Although crime, both nationally and in New York City, has plummeted since the early 1990s and the country’s homicide rate is at an all-time low, this decline has been neither smooth nor uncomplicated. The pandemic years brought about a surge in violence and other crimes across the country, from which many cities have only recently recovered. New York City’s historically low crime rate from 2016 to 2019 gave way to an explosion in violence in 2020 and 2021. Although shootings and murders have now fallen to historic lows, overall major crime remained substantially higher in 2025 than it had been in 2019.
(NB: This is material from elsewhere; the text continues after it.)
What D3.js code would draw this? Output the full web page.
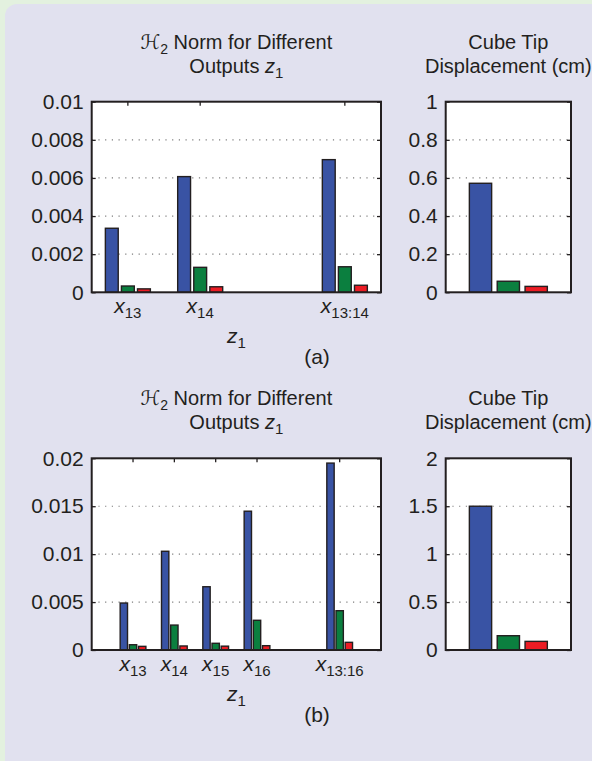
<!DOCTYPE html>
<html>
<head>
<meta charset="utf-8">
<script src="https://cdn.jsdelivr.net/npm/d3@7"></script>
<style>
  body { margin: 0; }
  svg { display: block; }
  text { font-family: "Liberation Sans", Arial, sans-serif; fill: #231f20; }
</style>
</head>
<body>
<script>
// categories: subscripts of the x labels, '' is an empty slot
var catsA = ['13', '14', '', '13:14'];
var catsB = ['13', '14', '15', '16', '', '13:16'];

// H2 norm, three bars per category (blue, green, red)
var normA1 = [0.00336, 0.00607, null, 0.00696];
var normA2 = [0.00033, 0.00131, null, 0.00134];
var normA3 = [0.00018, 0.00029, null, 0.00037];

var normB1 = [0.0049, 0.0103, 0.0066, 0.01448, null, 0.0195];
var normB2 = [0.00055, 0.0026, 0.0007, 0.0031, null, 0.0041];
var normB3 = [0.00038, 0.00042, 0.0004, 0.00045, null, 0.0008];

// cube tip displacement (cm)
var tipA = [0.572, 0.058, 0.031];
var tipB = [1.5, 0.149, 0.09];

var colors = ['#3953a4', '#0b7f3f', '#ec1c24'];
var ink = '#231f20';
var fs = 21;   // tick and axis labels
var ts = 20;   // titles

var W = 592, H = 761;
var svg = d3.select('body').append('svg')
  .attr('width', W)
  .attr('height', H);

svg.append('rect').attr('width', W).attr('height', H).attr('fill', '#e3f1df');
svg.append('rect')
  .attr('x', 5).attr('y', 4)
  .attr('width', 620).attr('height', 800)
  .attr('rx', 12)
  .attr('fill', '#e1e1ef');

// text with a subscript, e.g. x_13
function subText(g, x, y, pre, main, sub, size) {
  var t = g.append('text')
    .attr('x', x).attr('y', y)
    .attr('text-anchor', 'middle')
    .attr('font-size', size || fs);
  if (pre) t.append('tspan').text(pre);
  t.append('tspan').attr('font-style', 'italic').text(main);
  t.append('tspan').attr('font-size', 15).attr('dy', 5).text(sub);
  return t;
}

/**
  * one boxed bar plot, series = list of arrays (one per colour)
  */
function barPlot(box, cats, series, yMax, nTicks, outer, opts) {
  var g = svg.append('g');

  var x0 = d3.scaleBand()
    .domain(cats)
    .range([box.l, box.r])
    .paddingInner(0)
    .paddingOuter(outer);

  var x1 = d3.scaleBand()
    .domain(d3.range(series.length))
    .range([0, x0.bandwidth() * 2 / 3])
    .paddingInner(0.2)
    .paddingOuter(0.1);

  var y = d3.scaleLinear().domain([0, yMax]).range([box.b, box.t]);
  var ticks = y.ticks(nTicks);

  g.append('rect')
    .attr('x', box.l).attr('y', box.t)
    .attr('width', box.r - box.l).attr('height', box.b - box.t)
    .attr('fill', '#fff');

  // dotted grid
  g.selectAll('line.grid')
    .data(ticks.filter(d => d > 0 && d < yMax))
    .enter()
    .append('line')
      .attr('class', 'grid')
      .attr('x1', box.l).attr('x2', box.r)
      .attr('y1', d => y(d)).attr('y2', d => y(d))
      .attr('stroke', '#7d7d7d')
      .attr('stroke-width', 1.2)
      .attr('stroke-dasharray', '1.2,5.5');

  series.forEach((vals, s) => {
    g.selectAll('rect.s' + s)
      .data(vals.map((v, i) => ({ v: v, c: cats[i] })).filter(d => d.v != null))
      .enter()
      .append('rect')
        .attr('class', 's' + s)
        .attr('x', d => x0(d.c) + x0.bandwidth() / 6 + x1(s))
        .attr('y', d => y(d.v))
        .attr('width', x1.bandwidth())
        .attr('height', d => y(0) - y(d.v))
        .attr('fill', colors[s])
        .attr('stroke', ink)
        .attr('stroke-width', 1.4);
  });

  var yl = g.append('g')
    .attr('transform', 'translate(' + box.l + ',0)')
    .call(d3.axisLeft(y).tickValues(ticks).tickSizeInner(-4).tickSizeOuter(0)
      .tickPadding(8).tickFormat(d => String(d)));
  yl.select('.domain').remove();
  yl.attr('font-size', fs).attr('color', ink);
  yl.selectAll('line').attr('stroke-width', 1.3);

  var yr = g.append('g')
    .attr('transform', 'translate(' + box.r + ',0)')
    .call(d3.axisRight(y).tickValues(ticks).tickSizeInner(-4).tickSizeOuter(0).tickFormat(''));
  yr.select('.domain').remove();
  yr.attr('color', ink);
  yr.selectAll('line').attr('stroke-width', 1.3);

  if (opts.xLabels) {
    var used = cats.filter(c => c !== '');
    var xt = g.append('g')
      .attr('transform', 'translate(0,' + box.t + ')')
      .call(d3.axisTop(x0).tickValues(used).tickSizeInner(-4)
        .tickSizeOuter(0).tickFormat(''));
    xt.select('.domain').remove();
    xt.attr('color', ink);
    xt.selectAll('line').attr('stroke-width', 1.3);

    used.forEach(c => {
      subText(g, x0(c) + x0.bandwidth() / 2, box.b + 21, null, 'x', c);
    });
    subText(g, (box.l + box.r) / 2, box.b + 51, null, 'z', '1');
  }

  g.append('rect')
    .attr('x', box.l).attr('y', box.t)
    .attr('width', box.r - box.l).attr('height', box.b - box.t)
    .attr('fill', 'none')
    .attr('stroke', ink)
    .attr('stroke-width', 2);

  // two-line title
  var cx = (box.l + box.r) / 2;
  if (opts.norm) {
    var t1 = g.append('text')
      .attr('x', cx).attr('y', box.t - 53)
      .attr('text-anchor', 'middle')
      .attr('font-size', ts);
    t1.append('tspan').attr('font-family', '"DejaVu Sans"').attr('font-style', 'italic').text('\u210B');
    t1.append('tspan').attr('font-size', 14).attr('dy', 5).text('2');
    t1.append('tspan').attr('dy', -5).text(' Norm for Different');
    subText(g, cx, box.t - 29, 'Outputs ', 'z', '1', ts);
  } else {
    g.append('text')
      .attr('x', cx).attr('y', box.t - 53)
      .attr('text-anchor', 'middle')
      .attr('font-size', ts)
      .text('Cube Tip');
    g.append('text')
      .attr('x', cx).attr('y', box.t - 29)
      .attr('text-anchor', 'middle')
      .attr('font-size', ts)
      .text('Displacement (cm)');
  }
  return g;
}

var normBoxA = { l: 91.7, r: 381, t: 101.7, b: 292.3 };
var tipBoxA = { l: 445.7, r: 571, t: 101.7, b: 292.3 };
var normBoxB = { l: 91.7, r: 381, t: 458.3, b: 650 };
var tipBoxB = { l: 445.7, r: 571, t: 458.3, b: 650 };

barPlot(normBoxA, catsA, [normA1, normA2, normA3], 0.01, 5, 0, { xLabels: true, norm: true });
barPlot(tipBoxA, ['d'], tipA.map(v => [v]), 1, 5, 0, { xLabels: false, norm: false });
barPlot(normBoxB, catsB, [normB1, normB2, normB3], 0.02, 4, 0.5, { xLabels: true, norm: true });
barPlot(tipBoxB, ['d'], tipB.map(v => [v]), 2, 4, 0, { xLabels: false, norm: false });

svg.append('text').attr('x', 317).attr('y', 364).attr('text-anchor', 'middle')
  .attr('font-size', fs).text('(a)');
svg.append('text').attr('x', 317).attr('y', 722).attr('text-anchor', 'middle')
  .attr('font-size', fs).text('(b)');
</script>
</body>
</html>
What’s plain is that the challenge of curbing crime to its lowest possible level and keeping it there demands all viable strategies, not just enforcement. The fiscal uncertainty of this moment for city managers—given fluctuations in the economy, the tax code, and federal funding—should also burnish the appeal of services that are already largely funded as part of a city’s budget, such as improvements to lighting and the planting of trees. The architect Jeanne Gang has observed that a city owns anywhere from 50 percent to 90 percent of a neighborhood, such as its streets, public-housing developments, libraries, and firehouses, and has many capital projects going at any one time. With just a bit more coordination, a project to add a new speed bump or median strip could also involve adding brighter streetlamps and some greenery, which can enhance the built environment and reinforce the informal connections and constraints that help keep people safe.
Police officers, of course, play an essential role in ensuring safety, not least because they have the power and training to do what other citizens can’t. But because reducing crime and disorder is about managing behavior and controlling risk, police are not the only—and are sometimes not the best—way to accomplish these goals in a durable way. The city’s investments in street lighting and civic services a decade ago helped lead to the lowest crime and incarceration rates in decades. As New York City becomes once again split over the best way to keep people safe, there is value in turning to the evidence, which shows that good urban design can have a lasting effect on public safety.